Winter's Chill Drives Rodents Indoors

Tuesday, January 27, 2009

By NPMA Staff

 

During the chilly winter months, most people seek refuge in the warmth of their homes, but they are not alone. From October through February, rodents, including mice, rats and squirrels, often take shelter in homes, causing potential hazards to both health and property.

Rodents seek to protect themselves from winter's chill by invading your home, says Missy Henriksen, vice president of public affairs for NPMA. Rodents invade an estimated 21 million homes in the United States every winter and are a considerable health and property nuisance.

Rodents can enter homes through almost any opening. Once inside, rodents can cause severe damage as they can chew through wallboards, cardboard, wood and even electrical wiring, increasing the potential risk of a fire.

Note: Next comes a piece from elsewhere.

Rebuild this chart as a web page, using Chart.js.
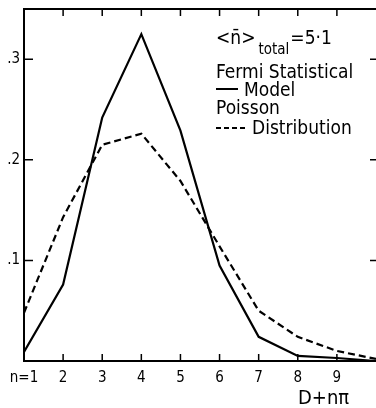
<!DOCTYPE html>
<html>
<head>
<meta charset="utf-8">
<script src="https://cdn.jsdelivr.net/npm/chart.js@4.4.1/dist/chart.umd.min.js"></script>
<style>
    html, body { margin: 0; padding: 0; background: #fff; }
    #contenedor { width: 376px; height: 408px; position: relative; }
</style>
</head>
<body>
<div id="contenedor"><canvas id="grafico"></canvas></div>
<script>
// datos
const multiplicidad = [1, 2, 3, 4, 5, 6, 7, 8, 9, 10];
const fermi = [0.009, 0.076, 0.242, 0.325, 0.229, 0.095, 0.024, 0.005, 0.003, 0.000];
const poisson = [0.048, 0.143, 0.215, 0.226, 0.179, 0.114, 0.050, 0.024, 0.010, 0.002];
const ticksY = [0.1, 0.2, 0.3];
const etiquetasY = [".1", ".2", ".3"];
const etiquetasX = ["n=1", "2", "3", "4", "5", "6", "7", "8", "9", ""];

const fuente = "'DejaVu Sans Condensed', 'DejaVu Sans', sans-serif";

function puntos(valores) {
    return multiplicidad.map((n, i) => ({ x: n, y: valores[i] }));
}

const marco = {
    id: "marco",
    afterDraw(chart) {
        const ctx = chart.ctx;
        const area = chart.chartArea;
        const x = chart.scales.x;
        const y = chart.scales.y;

        ctx.save();
        ctx.strokeStyle = "#000";
        ctx.lineWidth = 2;
        ctx.beginPath();
        ctx.moveTo(area.right, area.top);
        ctx.lineTo(area.left, area.top);
        ctx.lineTo(area.left, area.bottom);
        ctx.lineTo(area.right, area.bottom);
        ctx.stroke();

        // marcas hacia adentro
        ctx.lineWidth = 1.5;
        multiplicidad.slice(1, 9).forEach(n => {
            const px = x.getPixelForValue(n);
            ctx.beginPath();
            ctx.moveTo(px, area.bottom);
            ctx.lineTo(px, area.bottom - 7);
            ctx.moveTo(px, area.top);
            ctx.lineTo(px, area.top + 7);
            ctx.stroke();
        });
        ticksY.forEach(v => {
            const py = y.getPixelForValue(v);
            ctx.beginPath();
            ctx.moveTo(area.left, py);
            ctx.lineTo(area.left + 9, py);
            ctx.moveTo(area.right, py);
            ctx.lineTo(area.right - 6, py);
            ctx.stroke();
        });

        // leyenda
        ctx.fillStyle = "#000";
        ctx.textBaseline = "alphabetic";
        ctx.textAlign = "left";

        let cx = 216;
        ctx.font = "19px " + fuente;
        ctx.fillText("<n\u0304>", cx, 44);
        cx += ctx.measureText("<n\u0304>").width + 3;
        ctx.font = "15px " + fuente;
        ctx.fillText("total", cx, 54);
        cx += ctx.measureText("total").width + 1;
        ctx.font = "19px " + fuente;
        ctx.fillText("=5\u00b71", cx, 44);

        ctx.font = "19px " + fuente;
        ctx.fillText("Fermi Statistical", 216, 78);
        ctx.fillText("Model", 244, 96);
        ctx.fillText("Poisson", 216, 114);
        ctx.fillText("Distribution", 252, 134);

        ctx.lineWidth = 2;
        ctx.beginPath();
        ctx.moveTo(216, 89);
        ctx.lineTo(238, 89);
        ctx.stroke();
        ctx.setLineDash([5, 3]);
        ctx.beginPath();
        ctx.moveTo(216, 128);
        ctx.lineTo(248, 128);
        ctx.stroke();
        ctx.setLineDash([]);

        // titulo del eje x
        ctx.font = "20px " + fuente;
        ctx.fillText("D+n\u03c0", 298, 404);
        ctx.restore();
    }
};

new Chart(document.getElementById("grafico"), {
    type: "line",
    data: {
        datasets: [
            {
                label: "Fermi Statistical Model",
                data: puntos(fermi),
                borderColor: "#000",
                borderWidth: 2.2,
                pointRadius: 0,
                tension: 0
            },
            {
                label: "Poisson Distribution",
                data: puntos(poisson),
                borderColor: "#000",
                borderWidth: 2.2,
                borderDash: [7, 4],
                pointRadius: 0,
                tension: 0
            }
        ]
    },
    options: {
        responsive: true,
        maintainAspectRatio: false,
        animation: false,
        layout: { padding: { top: 8, left: 0, right: 0, bottom: 0 } },
        plugins: {
            legend: { display: false },
            tooltip: { enabled: false }
        },
        scales: {
            x: {
                type: "linear",
                min: 1,
                max: 10,
                afterBuildTicks: scale => {
                    scale.ticks = multiplicidad.map(v => ({ value: v }));
                },
                afterFit: scale => { scale.height = 47; },
                grid: { display: false, drawTicks: true, tickLength: 8 },
                border: { display: false },
                ticks: {
                    padding: 0,
                    maxRotation: 0,
                    autoSkip: false,
                    color: "#000",
                    font: { family: fuente, size: 15 },
                    callback: (valor, i) => etiquetasX[i]
                }
            },
            y: {
                min: 0,
                max: 0.35,
                afterBuildTicks: scale => {
                    scale.ticks = ticksY.map(v => ({ value: v }));
                },
                afterFit: scale => { scale.width = 24; },
                grid: { display: false, drawTicks: true, tickLength: 4 },
                border: { display: false },
                ticks: {
                    padding: 0,
                    color: "#000",
                    font: { family: fuente, size: 15 },
                    callback: (valor, i) => etiquetasY[i]
                }
            }
        }
    },
    plugins: [marco]
});
</script>
</body>
</html>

Henriksen advises homeowners to inspect for rodent droppings in undisturbed areas, including pantries, attics, and garages as these droppings can cause allergies and disease, such as Hantavirus.

NPMA also recommends taking these precautions to keep rodents outside:

  • Make sure all holes, cracks and voids are sealed.
  • Don't overlook proper drainage at the foundation and install gutters.
  • Keep branches and other plants cut back from the house.
  • If you find rodents in your home, call a local pest professional to identify and correct the problem.

The U.S. Environmental Protection Agency (EPA) recently proposed limiting the use of several rodent bait products to certified applicators who have had sufficient training to know when and how to use these products in order to limit risks. Although homeowners will be prohibited from purchasing these rodenticides, licensed pest professionals will be allowed to purchase and apply these products to meet critical public health needs.

Homeowners facing rodent problems can benefit from the knowledge and training of licensed pest professionals in areas such as rodent biology and integrated pest management. They should feel encouraged to contact a pest professional for a complete inspection and treatment, if necessary.